Starter homes in New York City typically cost anywhere from $400,000 to $800,000. But, for those seeking to purchase their first home, there’s a catch: you get less space.
In fact, a starter home in Manhattan may be no larger than a few parking spaces, according to StreetEasy.
Across New York City’s other boroughs, the median footprint of a typical starter home has decreased by 90 square feet to 900 square feet in August. That’s 9% less than it was three years earlier.
The reduction in median square footage was most obvious in the historically more affordable neighborhoods of Queens, Staten Island, and the Bronx. Here’s a breakdown:
- Manhattan. Starter homes in Manhattan have consistently been the smallest in the city, measuring 686 square feet. Given that a normal parking space in New York City is about 153 square feet, this is equivalent to about four and a half spaces.
- Brooklyn. Starter homes in this borough are the second most costly after Manhattan, at $658 per square foot. As of August, the median size for starter houses in Brooklyn was 924 square feet. That’s 8% less than it was three years prior.
- Queens. Since the pandemic, there are currently 11% fewer starter houses available in Queens due to sharp hikes in asking prices. Additionally, it is the borough where the cost per square foot of a home has increased the greatest. Although still more inexpensive than Manhattan and Brooklyn, the average Queens starter house has lost 150 square feet in the last three years.
- The Bronx & Staten Island: With a median price per square foot of $386 and $414, respectively, The Bronx and Staten Island continue to be the most desirable neighborhoods for first-time homebuyers. These neighborhoods’ starter home inventories have significantly decreased in recent years, falling by 51% in Staten Island in August from three years earlier and by 23% in the Bronx, as more properties are now being listed for more than $800,000.
Listings between $400K and $800K in price are not only becoming smaller in square footage but also tougher to find.
There were roughly 4,500 listings for sale in this price bracket as of last month. There were 5,300 listings at this price point three years ago, before the Covid-19 pandemic. That means there were 15% fewer listings available in August for typical first-time homebuyers.
For an eager buyer who can’t wait for a downturn to purchase their dream home, mortgage lender NASB Financial Inc. NASB is offering self-employed mortgage options for the handyman or self-incorporated day trader.
Asking prices across New York City are beginning to moderate after sharp increases this spring, as buyers jumped into the market to get ahead of rising interest rates.
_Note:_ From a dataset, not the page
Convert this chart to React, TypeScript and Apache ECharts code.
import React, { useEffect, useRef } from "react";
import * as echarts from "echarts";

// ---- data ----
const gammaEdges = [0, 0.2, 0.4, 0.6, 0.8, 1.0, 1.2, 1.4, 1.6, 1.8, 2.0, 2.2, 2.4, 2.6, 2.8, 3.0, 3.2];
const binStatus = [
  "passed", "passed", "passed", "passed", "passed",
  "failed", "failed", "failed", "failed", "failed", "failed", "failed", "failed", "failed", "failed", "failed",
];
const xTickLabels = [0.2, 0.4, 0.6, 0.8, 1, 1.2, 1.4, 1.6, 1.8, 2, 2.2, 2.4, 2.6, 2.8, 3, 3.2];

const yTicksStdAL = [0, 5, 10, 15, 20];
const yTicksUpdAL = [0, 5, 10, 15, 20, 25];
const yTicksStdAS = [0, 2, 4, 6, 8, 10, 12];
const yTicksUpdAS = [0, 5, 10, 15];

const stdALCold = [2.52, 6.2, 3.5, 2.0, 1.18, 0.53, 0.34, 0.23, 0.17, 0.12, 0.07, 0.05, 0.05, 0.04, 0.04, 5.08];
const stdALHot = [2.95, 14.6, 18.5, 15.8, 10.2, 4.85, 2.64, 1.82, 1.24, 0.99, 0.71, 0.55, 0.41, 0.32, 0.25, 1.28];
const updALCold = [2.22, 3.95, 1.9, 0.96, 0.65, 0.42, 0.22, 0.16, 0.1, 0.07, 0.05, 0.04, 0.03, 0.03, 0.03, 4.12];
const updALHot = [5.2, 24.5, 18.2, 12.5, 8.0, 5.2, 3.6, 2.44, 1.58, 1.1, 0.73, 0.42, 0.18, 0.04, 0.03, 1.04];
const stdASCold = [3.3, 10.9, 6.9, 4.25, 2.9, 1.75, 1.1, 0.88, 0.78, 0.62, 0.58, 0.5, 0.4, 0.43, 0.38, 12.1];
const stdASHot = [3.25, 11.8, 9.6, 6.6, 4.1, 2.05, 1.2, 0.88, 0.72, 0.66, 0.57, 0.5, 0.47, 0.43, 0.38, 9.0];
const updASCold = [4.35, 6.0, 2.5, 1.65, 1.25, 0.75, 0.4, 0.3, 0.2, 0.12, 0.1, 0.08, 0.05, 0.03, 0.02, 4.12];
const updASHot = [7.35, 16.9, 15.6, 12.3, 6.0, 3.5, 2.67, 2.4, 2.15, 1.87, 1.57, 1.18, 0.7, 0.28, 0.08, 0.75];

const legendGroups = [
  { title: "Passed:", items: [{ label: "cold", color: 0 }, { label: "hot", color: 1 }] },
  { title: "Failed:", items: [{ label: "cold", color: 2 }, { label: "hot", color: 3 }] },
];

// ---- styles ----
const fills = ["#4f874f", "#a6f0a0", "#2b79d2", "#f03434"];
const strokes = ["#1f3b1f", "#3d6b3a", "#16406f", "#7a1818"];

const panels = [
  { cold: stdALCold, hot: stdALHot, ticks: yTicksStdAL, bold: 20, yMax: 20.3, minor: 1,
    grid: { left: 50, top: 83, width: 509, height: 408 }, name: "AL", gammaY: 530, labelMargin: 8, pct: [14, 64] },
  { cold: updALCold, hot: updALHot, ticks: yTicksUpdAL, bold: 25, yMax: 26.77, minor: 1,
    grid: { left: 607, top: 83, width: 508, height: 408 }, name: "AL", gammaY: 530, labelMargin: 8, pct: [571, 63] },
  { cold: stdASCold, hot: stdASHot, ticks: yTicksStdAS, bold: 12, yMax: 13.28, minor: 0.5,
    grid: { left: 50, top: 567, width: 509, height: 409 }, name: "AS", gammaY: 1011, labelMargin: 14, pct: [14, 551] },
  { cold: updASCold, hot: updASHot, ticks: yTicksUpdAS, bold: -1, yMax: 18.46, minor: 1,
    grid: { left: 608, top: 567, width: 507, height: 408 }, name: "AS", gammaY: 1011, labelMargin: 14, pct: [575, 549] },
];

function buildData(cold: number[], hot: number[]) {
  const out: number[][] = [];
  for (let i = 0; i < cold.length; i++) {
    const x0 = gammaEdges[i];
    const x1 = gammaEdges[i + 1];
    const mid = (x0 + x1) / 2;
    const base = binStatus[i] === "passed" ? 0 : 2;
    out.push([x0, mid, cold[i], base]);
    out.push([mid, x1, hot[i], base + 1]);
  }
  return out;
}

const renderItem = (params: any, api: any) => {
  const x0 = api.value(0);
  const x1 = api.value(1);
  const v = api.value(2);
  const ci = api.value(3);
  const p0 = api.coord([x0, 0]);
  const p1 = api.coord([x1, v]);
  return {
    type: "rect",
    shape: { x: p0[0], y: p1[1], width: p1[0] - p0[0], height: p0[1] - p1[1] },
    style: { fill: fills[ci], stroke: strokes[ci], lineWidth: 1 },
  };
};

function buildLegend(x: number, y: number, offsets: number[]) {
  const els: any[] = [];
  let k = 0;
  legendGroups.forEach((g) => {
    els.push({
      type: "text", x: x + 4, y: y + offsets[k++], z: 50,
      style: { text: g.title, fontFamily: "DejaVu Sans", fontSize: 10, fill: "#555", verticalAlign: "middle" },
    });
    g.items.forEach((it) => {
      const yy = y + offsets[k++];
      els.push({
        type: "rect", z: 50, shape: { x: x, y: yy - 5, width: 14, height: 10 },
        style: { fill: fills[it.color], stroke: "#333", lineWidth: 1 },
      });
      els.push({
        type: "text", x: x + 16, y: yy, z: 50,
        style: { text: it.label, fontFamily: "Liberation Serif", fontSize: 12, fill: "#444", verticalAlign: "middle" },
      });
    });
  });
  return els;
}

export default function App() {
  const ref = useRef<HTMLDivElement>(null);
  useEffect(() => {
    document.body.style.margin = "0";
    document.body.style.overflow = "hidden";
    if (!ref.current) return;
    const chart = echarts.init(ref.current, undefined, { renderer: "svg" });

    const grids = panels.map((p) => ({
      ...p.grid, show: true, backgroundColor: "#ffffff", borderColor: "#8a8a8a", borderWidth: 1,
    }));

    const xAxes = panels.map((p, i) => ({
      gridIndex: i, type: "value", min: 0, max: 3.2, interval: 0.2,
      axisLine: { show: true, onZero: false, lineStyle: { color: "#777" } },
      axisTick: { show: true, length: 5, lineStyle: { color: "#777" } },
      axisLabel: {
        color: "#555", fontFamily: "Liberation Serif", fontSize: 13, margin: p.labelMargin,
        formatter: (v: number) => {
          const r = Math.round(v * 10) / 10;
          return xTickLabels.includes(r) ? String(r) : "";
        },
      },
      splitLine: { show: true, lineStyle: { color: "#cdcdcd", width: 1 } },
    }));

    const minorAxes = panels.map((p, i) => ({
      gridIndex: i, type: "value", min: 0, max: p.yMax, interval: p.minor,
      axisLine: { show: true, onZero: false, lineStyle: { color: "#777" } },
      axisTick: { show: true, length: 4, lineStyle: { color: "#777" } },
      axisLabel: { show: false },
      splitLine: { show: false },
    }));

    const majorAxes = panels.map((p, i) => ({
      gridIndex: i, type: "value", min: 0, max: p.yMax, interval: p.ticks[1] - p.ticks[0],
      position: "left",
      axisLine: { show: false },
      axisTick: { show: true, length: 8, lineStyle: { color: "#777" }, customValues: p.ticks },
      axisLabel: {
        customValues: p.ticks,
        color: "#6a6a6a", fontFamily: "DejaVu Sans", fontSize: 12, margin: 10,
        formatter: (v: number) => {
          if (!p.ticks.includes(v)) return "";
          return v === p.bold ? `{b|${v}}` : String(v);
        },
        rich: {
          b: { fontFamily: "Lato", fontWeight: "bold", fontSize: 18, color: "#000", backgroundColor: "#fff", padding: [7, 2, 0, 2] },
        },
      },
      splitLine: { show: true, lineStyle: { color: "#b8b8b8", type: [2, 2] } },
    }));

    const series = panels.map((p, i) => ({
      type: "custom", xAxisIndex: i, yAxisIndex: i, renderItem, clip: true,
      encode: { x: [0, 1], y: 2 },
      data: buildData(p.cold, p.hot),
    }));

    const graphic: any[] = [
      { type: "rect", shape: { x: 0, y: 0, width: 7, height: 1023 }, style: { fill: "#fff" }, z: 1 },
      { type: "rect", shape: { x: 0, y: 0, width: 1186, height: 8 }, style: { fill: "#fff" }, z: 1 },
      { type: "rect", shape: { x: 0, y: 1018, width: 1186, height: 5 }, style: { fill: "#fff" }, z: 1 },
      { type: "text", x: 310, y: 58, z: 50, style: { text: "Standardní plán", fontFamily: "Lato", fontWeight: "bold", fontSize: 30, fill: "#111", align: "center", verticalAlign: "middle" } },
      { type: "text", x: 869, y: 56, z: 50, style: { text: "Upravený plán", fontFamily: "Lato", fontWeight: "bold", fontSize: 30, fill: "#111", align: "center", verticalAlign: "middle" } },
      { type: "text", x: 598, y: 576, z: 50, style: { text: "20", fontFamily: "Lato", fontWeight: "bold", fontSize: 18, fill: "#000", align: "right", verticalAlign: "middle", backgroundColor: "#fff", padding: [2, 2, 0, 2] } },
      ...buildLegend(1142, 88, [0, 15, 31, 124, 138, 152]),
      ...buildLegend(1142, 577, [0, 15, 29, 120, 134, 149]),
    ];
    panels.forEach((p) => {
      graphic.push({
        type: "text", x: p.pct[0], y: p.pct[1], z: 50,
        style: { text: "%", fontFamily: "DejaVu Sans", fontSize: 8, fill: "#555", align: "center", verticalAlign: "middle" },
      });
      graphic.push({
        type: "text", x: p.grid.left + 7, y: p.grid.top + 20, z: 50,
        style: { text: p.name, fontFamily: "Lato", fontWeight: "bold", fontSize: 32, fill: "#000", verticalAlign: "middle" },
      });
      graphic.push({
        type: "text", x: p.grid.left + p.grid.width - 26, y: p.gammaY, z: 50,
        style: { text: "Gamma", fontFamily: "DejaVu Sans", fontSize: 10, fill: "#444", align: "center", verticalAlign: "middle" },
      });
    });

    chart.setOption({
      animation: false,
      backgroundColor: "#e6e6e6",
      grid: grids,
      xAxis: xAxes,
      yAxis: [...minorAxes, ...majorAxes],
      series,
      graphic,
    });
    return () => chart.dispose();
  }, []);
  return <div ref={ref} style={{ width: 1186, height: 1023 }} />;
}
After a hyper-competitive market led to the tightest market in six years by April, the median days on market rose modestly by three days month-over-month to 69 days in August. As the sales market continues to rebalance, some priced-out first-time buyers should be able to find opportunities to rejoin the market if they have the salary to do so.
The most recent Census Bureau data says the median yearly salary of top-earning young adults that live in New York City hovers at around $87,446. Current 30-year fixed mortgage rates vary from 6.6% to 6.9%. The $400K–800K range is consistent with these figures.